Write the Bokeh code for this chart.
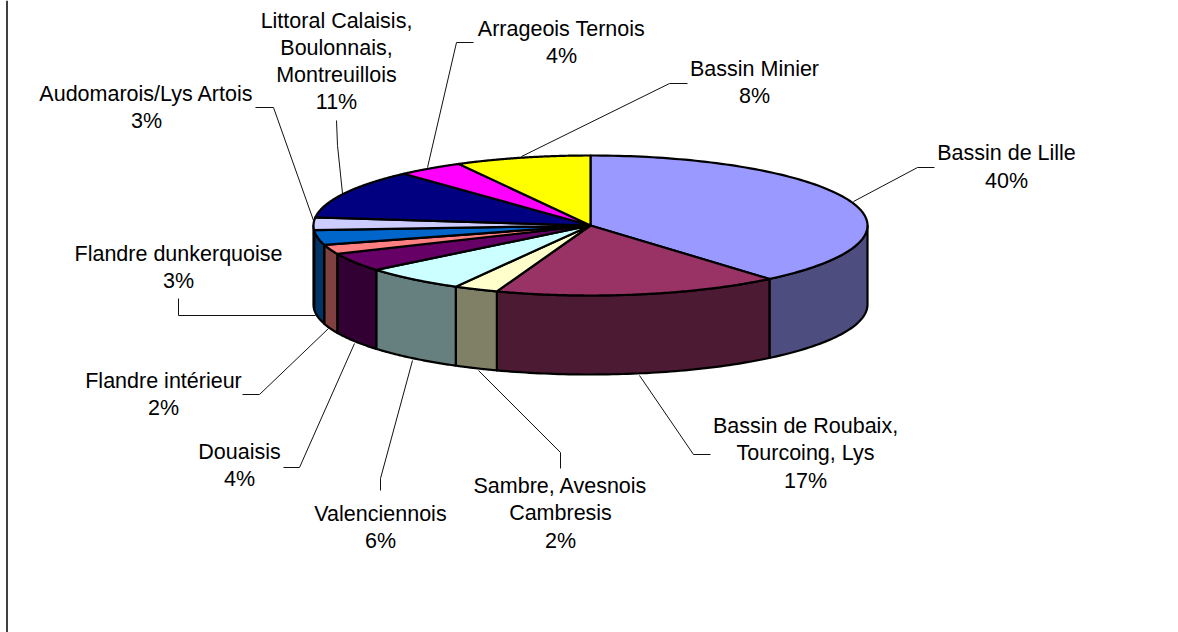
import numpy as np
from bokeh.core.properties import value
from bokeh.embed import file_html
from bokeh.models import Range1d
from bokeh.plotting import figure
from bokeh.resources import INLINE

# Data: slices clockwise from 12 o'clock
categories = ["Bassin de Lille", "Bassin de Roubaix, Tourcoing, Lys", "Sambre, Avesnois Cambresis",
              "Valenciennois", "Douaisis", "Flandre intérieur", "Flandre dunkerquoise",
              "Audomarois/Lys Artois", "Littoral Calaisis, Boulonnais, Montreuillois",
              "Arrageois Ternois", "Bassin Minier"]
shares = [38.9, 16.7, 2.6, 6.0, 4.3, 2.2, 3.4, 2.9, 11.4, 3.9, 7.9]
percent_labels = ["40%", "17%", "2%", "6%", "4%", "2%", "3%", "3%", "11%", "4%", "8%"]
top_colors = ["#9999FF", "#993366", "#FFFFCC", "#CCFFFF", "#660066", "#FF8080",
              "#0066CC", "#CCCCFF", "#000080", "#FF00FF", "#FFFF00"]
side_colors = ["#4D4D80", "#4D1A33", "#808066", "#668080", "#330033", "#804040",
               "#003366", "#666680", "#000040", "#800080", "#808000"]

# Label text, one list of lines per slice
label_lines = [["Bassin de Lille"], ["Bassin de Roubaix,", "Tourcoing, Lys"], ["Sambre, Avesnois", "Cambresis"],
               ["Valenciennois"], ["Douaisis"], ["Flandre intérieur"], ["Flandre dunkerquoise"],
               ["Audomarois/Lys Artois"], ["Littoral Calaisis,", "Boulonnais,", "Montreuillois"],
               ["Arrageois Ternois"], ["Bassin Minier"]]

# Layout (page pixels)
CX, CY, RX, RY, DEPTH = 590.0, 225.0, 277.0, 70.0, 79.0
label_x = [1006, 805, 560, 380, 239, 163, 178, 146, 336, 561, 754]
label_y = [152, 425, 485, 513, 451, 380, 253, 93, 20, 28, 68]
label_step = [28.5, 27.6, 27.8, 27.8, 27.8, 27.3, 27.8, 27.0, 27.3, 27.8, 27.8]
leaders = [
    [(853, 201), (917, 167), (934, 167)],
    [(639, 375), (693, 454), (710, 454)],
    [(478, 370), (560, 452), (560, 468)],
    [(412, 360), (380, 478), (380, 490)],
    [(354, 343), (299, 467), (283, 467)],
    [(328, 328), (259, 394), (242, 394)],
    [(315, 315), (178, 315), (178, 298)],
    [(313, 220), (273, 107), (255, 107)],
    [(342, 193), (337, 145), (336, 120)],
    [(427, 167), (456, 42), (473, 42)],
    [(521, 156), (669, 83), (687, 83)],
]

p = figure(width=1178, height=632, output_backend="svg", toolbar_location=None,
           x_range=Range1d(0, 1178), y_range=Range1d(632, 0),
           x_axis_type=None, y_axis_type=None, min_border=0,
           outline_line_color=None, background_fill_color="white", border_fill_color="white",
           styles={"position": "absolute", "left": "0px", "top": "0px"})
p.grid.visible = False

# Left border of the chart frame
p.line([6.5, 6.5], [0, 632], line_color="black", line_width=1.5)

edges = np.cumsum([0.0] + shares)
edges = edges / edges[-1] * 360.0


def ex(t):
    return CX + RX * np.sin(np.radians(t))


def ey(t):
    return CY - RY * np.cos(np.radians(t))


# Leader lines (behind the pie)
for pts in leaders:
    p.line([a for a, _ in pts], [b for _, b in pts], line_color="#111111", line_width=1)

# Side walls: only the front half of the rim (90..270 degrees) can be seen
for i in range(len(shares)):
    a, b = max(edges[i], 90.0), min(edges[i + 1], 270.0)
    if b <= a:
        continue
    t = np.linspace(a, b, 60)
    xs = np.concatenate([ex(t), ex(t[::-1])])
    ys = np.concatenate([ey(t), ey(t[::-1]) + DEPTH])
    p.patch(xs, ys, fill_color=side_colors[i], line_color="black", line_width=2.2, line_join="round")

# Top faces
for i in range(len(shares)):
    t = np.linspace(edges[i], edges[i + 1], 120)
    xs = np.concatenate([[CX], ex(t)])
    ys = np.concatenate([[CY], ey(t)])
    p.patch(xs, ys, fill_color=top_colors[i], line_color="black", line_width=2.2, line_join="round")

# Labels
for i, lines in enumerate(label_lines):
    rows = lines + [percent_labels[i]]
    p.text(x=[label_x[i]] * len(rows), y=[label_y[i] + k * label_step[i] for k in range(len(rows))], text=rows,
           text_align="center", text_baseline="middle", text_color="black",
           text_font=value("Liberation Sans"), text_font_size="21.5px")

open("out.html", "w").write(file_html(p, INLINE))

:::::

◆ **PROBLEM REQUIREMENTS**
Extract, from the listing above, every line where the string "chart" occurs.

◆ **SOLUTION TO THIS EXERCISE**
Write the Bokeh code for this chart.
# Left border of the chart frame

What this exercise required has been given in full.